Posted by: Steve Balboni | Sep 8, 2009 9:43:00 AM
1. I'm going to play dimestore shrink and suggest that we've got a twist of Stockholm Syndrome-type behavior going on with workers & their employers during recessions. During tough times, having a job, i.e., not being laid off, makes workers more loyal to their employers even in the face of reduced/frozen pay and more stressful working conditions.
2. Let's not forget about public perceptions of public sector labor unions. During recessions, stories about pension abuse, public employee corruption, and the unions associated with these shenanigans become magnified and press worthy. The labor movement becomes an easy target for recession-stressed workers who believe their tax dollars are being wasted or misused.
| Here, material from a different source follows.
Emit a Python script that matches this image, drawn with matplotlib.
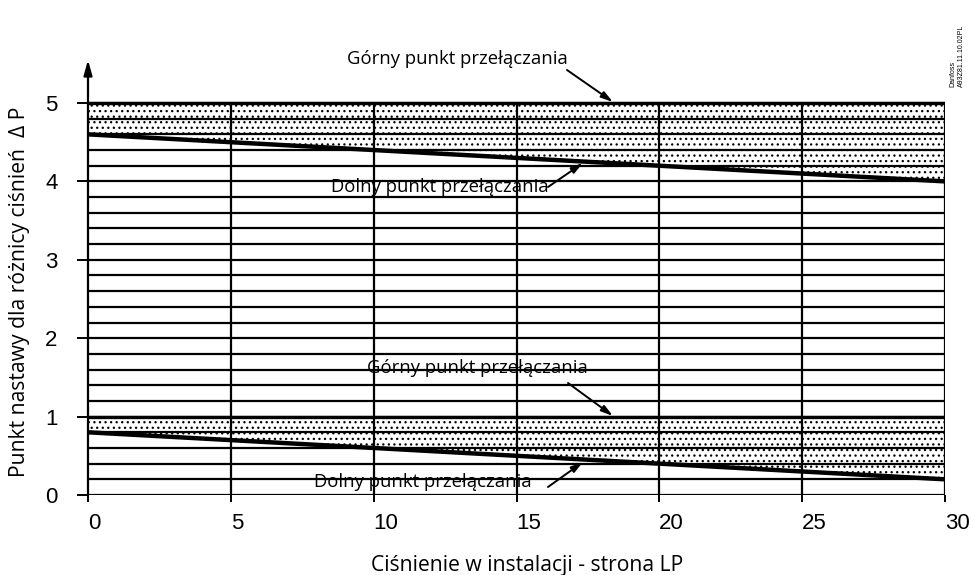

Posted by: David Yamada | Sep 8, 2009 2:33:22 PM
The conservative media has successfully spun the "blame game," e.g. if it weren't for "greedy" autoworkers, the American auto industry would not be collapsing. The solution is not just accurate information (it's already out there to a large extent), but learned accuracy via lived experience. The more unionized workers, the more workers who will see past the conservative and corporate smokescreen.
Posted by: James A.W. Shaw | Sep 8, 2009 2:38:39 PM
I agree strongly with David's #1, or maybe a slight variation of the notion. I was a union organizer throughout the 1980s and can attest that, when the unemployment rate was highest union organizing was very difficult because employees were far more committed to the employer's worldview. The slight variation is that I'm not sure about the full dimensions of the syndrome: it was something more akin to the naked fear of losing one's job. So, during the crisis, I will sound more convincingly as if I support the employer's views (even to the point of providing consistent responses on presumably anonymous polls.) By the late 1980s we were able to make headway with the same employees who had been in opposition because the terror of the early 80s had subsided somewhat.
Posted by: Michael Duff | Sep 9, 2009 7:13:28 AM
I'm with David. I think many people do not understand unions and buy into the conservative jargon that unions and their "inflexible and unsustainable demand for high wages" have brought about the downfall of the auto industry, the airline industry, etc.
I also think that labor must take part of the blame as well. Too many people think that employment rights are a given (some kind of universally recognized natural right) and that unions are no longer relevant. I think that unions (the people who brought you the weekend) need to do more to boost their image with the public at large and keep in-fighting (which is viewed as wasteful and petty)out of the limelight. Right now, unions make an attractive scapegoat that is easier for people to understand than complicated economic theories.